WASHINGTON - Is it a ground-breaking victory for banks fighting unfair-lending charges? Or is it mainly just good news for trailer park owners?
That depends on whom you talk to about the recent federal appeals court ruling in Mountain Side Mobile Estates Partnership v. Secretary of Housing and Urban Development.
On its face, the case has nothing to do with fair-lending.
It does, however, involve a company arguing that business concerns forced it to follow practices that turned out to have a discriminatory effect - which is something banks may want to argue in defense of their lending practices.
Mountain Side Estates, Golden, Colo., initiated the dispute when it evicted a family that had violated its mobile home park's limit of three people per unit. The family complained to the Department of Housing and Urban Development, charging discrimination on the basis of familial status.
HUD, which enforces the Fair Housing Act, charged Mountain Side with discrimination.
Mountain Side, which until 1989 had been for adults only, argued that its three-person limit was needed to avoid overloading the park's sewers and diminishing the quality of park life.

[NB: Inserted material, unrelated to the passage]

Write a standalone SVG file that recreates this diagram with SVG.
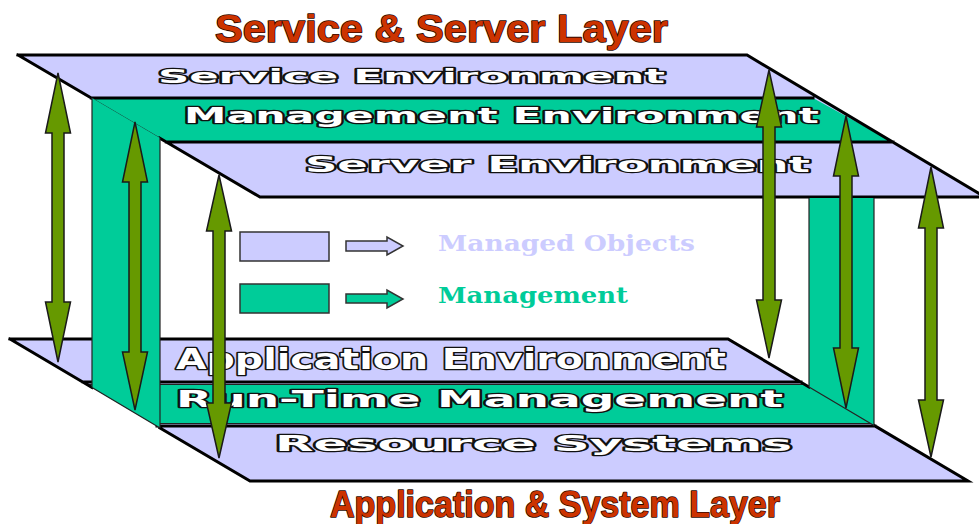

An administrative law judge dismissed the charges three times, only to have HUD Secretary Henry Cisneros overturn the rulings and decree that Mountain Side had to prove "compelling need or necessity" for its three- person limit.
On May 30, a three-judge panel of the U.S. Court of Appeals for the 10th Circuit ruled 2 to 1 against HUD.
A defendant in a housing discrimination case "must demonstrate that the discriminatory practice has a manifest relationship to the housing in question," Judge James E. Barrett wrote in the majority opinion.
"There is no requirement that the defendant establish a 'compelling need or necessity' for the challenged practice to pass muster, since this degree of scrutiny would be almost impossible to satisfy," Judge Barrett added.
This was a clear setback for HUD and for the Justice Department, which argued the case. But will it really mean all that much to banks worried about joining the list of Justice Department fair-lending targets?
"This is a very significant decision for banks because it supports the theory that a challenged practice does not have to satisfy a 'compelling need or necessity' standard," said Robert Ledig, a partner in Fried, Frank, Harris, Shriver & Jacobson in Washington.
"As long as the bank can show a basis for tying that practice to a legitimate, good-faith concern as a lender, that would constitute sufficient justification for the practice," Mr. Ledig said.
Walt Zaleski, a partner at Bryan, Cave, McPheeters, and McRoberts, who represented Shawmut Mortgage Co. in its 1993 fair-lending negotiations with the Justice Department, isn't so sure banks will benefit from the 10th circuit ruling.
"In the real world, no lender has yet litigated a fair-lending case," he said. "Why? Because banks are very public institutions, and litigation is very prolonged, and nobody wants to live under a cloud of racism for a long time."
As a result, the standard applied by the enforcing agency - in banks' case, the Justice Department - matters more than do legal precedents, Mr. Zaleski said.
The 10th circuit ruling might give banks slightly more hope of prevailing if a fair-lending case goes to trial, he said, but "I'm not sure who's going to litigate these things."